Platón, siempre él, distinguía entre los placeres ciertos, los que provocan una dicha o deleite por sí mismos, y los falsos, los que simplemente satisfacen una carencia. A estos últimos adscribía el filósofo los placeres morbosos. El morbo es por definición una enfermedad, una privación. No cura, por tanto. Saturno, de Daniel Tornero, es documental y, a su modo, nace todo él de una carencia, de la necesidad de comprender qué llevó al abuelo del propio director a cometer el más abominable de los crímenes. O uno de ellos. «Todo ocurrió en 2018 y me llevó varios años procesarlo con mi familia. Sin nunca entenderlo del todo. En 2020, les planteé hacer una película que me ha llevado tres años y más de 60 horas de grabación», comenta el cineasta consciente siempre de que lo que hacía y proponía tenía algo de, quizá, morboso. El abuelo fue primero acusado y luego condenado de abuso y corrupción de menores. También tuvo que responder a la acusación de secuestro que, finalmente, quedó en coacción. En total, siete años de una pena que acaba de empezar. «Fue llevado a prisión en el momento justo en el que acabé la película», precisa Tornero.
Y sin embargo y pese al reclamo de lo evidente, nada de Saturno tiene que ver con el morbo. Con el placer tampoco, pero con ese gusto bastardo y malsano de hurgar en lo que nos hace peores, nada en absoluto. Construida a través de largo planos, el documental evita el perezoso recurso de las entrevistas para dejar que las conversaciones fluyan. La puesta en escena (o en situación, mejor) lejos de recrear nada, crea la misma vida. Y así vemos como la familia Tornero (abuelo criminal incluido) se desangra contra la íntima carencia de lo oscuro, de lo incomprensible, de lo sencillamente inaudito. De lo peor.
«Me niego a creer que la película tenga algo así como un sentido curativo o catártico. ¿Cómo curarse de algo así? Prefiero pensar que durante el largo proceso de rodaje ha habido una transformación», comenta Tornero. El director se refiere a sí mismo, pero en verdad, alude a todos y cada uno de los miembros de una familia a brazo partido contra sí misma. Solo el propio abuelo parece ajeno a nada que no sea él mismo, encerrado en una culpa que le sobrepasa, le puede y le condena. El resto se debate contra una larga sombra que todo lo cubre. En un momento dado, en el instante más grave de la película, el padre del cineasta e hijo del pederasta rompe a llorar. Le sorprende la emoción, pero, en realidad, lo que no puede dominar es el miedo, el auténtico pánico a padecer una herencia no solo terrible sino profundamente injusta. «Al final y desde el principio, mi película no es sobre la pederastia, sino sobre la herencia, la paternidad y esa masculinidad nociva que para nada es algo extraño. Está entre nosotros», razona con razón, y sin morbo, Tornero.

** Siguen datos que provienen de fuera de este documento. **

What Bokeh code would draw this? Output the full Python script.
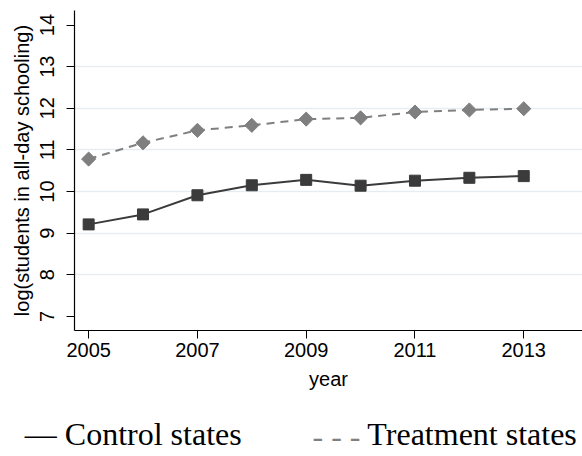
import math
from bokeh.plotting import figure
from bokeh.models import FixedTicker, Range1d, LinearAxis
from bokeh.embed import file_html
from bokeh.resources import INLINE

years = [2005, 2006, 2007, 2008, 2009, 2010, 2011, 2012, 2013]
control = [9.21, 9.45, 9.91, 10.15, 10.28, 10.14, 10.26, 10.33, 10.37]
treatment = [10.78, 11.17, 11.47, 11.59, 11.74, 11.77, 11.91, 11.96, 11.99]
x_ticks = [2005, 2007, 2009, 2011, 2013]
y_ticks = [7, 8, 9, 10, 11, 12, 13, 14]
grid_ticks = [8, 9, 10, 11, 12, 13]
legend_labels = ["\u2014 Control states", "Treatment states"]
legend_dash = "\u00a0\u00a0- - -"
legend_at = [2005.82, 2012.05]

p = figure(width=582, height=456, output_backend="svg", toolbar_location=None,
           x_range=Range1d(2004.74, 2014.08), y_range=Range1d(6.66, 14.35),
           min_border_left=74, min_border_right=0, min_border_top=10, min_border_bottom=126)
p.outline_line_color = None
p.background_fill_color = "white"
p.border_fill_color = "white"

ctl = "#3b3b3b"
trt = "#7f7f7f"
p.line(years, control, line_color=ctl, line_width=2)
p.scatter(years, control, marker="square", size=11, fill_color=ctl, line_color=ctl)
p.line(years, treatment, line_color=trt, line_width=2, line_dash="8 6")
p.scatter(years, treatment, marker="square", size=10, angle=math.pi / 4,
          fill_color=trt, line_color=trt)

p.xaxis.ticker = FixedTicker(ticks=x_ticks)
p.yaxis.ticker = FixedTicker(ticks=y_ticks)
p.xgrid.visible = False
p.ygrid.ticker = FixedTicker(ticks=grid_ticks)
p.ygrid.grid_line_color = "#e6edf1"
p.ygrid.grid_line_width = 1.5

for ax in (p.xaxis[0], p.yaxis[0]):
    ax.axis_line_color = "black"
    ax.axis_line_width = 1.2
    ax.major_tick_line_color = "black"
    ax.major_tick_out = 8
    ax.major_tick_in = 0
    ax.minor_tick_line_color = None
    ax.major_label_text_font = "Liberation Sans"
    ax.major_label_text_font_size = "20px"
    ax.major_label_text_color = "black"
    ax.axis_label_text_font = "Liberation Sans"
    ax.axis_label_text_font_size = "20px"
    ax.axis_label_text_font_style = "normal"
    ax.axis_label_text_color = "black"

p.xaxis.axis_label = "year"
p.xaxis.major_label_standoff = 4
p.xaxis.axis_label_standoff = 8
p.yaxis.axis_label = "log(students in all-day schooling)"
p.yaxis.major_label_orientation = "vertical"
p.yaxis.major_label_standoff = 12
p.yaxis.axis_label_standoff = 5

leg = LinearAxis(ticker=FixedTicker(ticks=legend_at),
                 major_label_overrides={legend_at[0]: legend_labels[0],
                                        legend_at[1]: legend_labels[1]})
leg.axis_line_color = None
leg.major_tick_line_color = None
leg.minor_tick_line_color = None
leg.major_tick_out = 0
leg.major_tick_in = 0
leg.major_label_standoff = 23
leg.major_label_text_font = "Liberation Serif"
leg.major_label_text_font_size = "32px"
leg.major_label_text_color = "black"
leg.axis_label = legend_dash
leg.axis_label_text_font = "Liberation Serif"
leg.axis_label_text_font_size = "32px"
leg.axis_label_text_font_style = "normal"
leg.axis_label_text_color = "#7f7f7f"
leg.axis_label_standoff = -37
p.add_layout(leg, "below")

open("out.html", "w").write(file_html(p, INLINE))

Saturno juega en todo momento a ser lo contrario de lo que podría haber sido, no exactamente de lo que parece. Se presenta desde la sinopsis como un ejercicio presuntamente morboso de introspección y acaba por ser una radiografía precisa sobre los mecanismos del horror que nos conforman. A todos. Se diría que la película habla únicamente de los que hablan y, a medida que avanza, se convierte en un retrato ajustado de todos nosotros, de los que escuchamos, de nuestras dudas, de la posibilidad de vernos sorprendidos por lo peor. En definitiva, es una película sobre la familia, cualquiera de ellas, sobre cómo la familia nos explica lo que somos y lo que nos falta. Nuestras carencias. Nuestros morbos razonados sin morbo.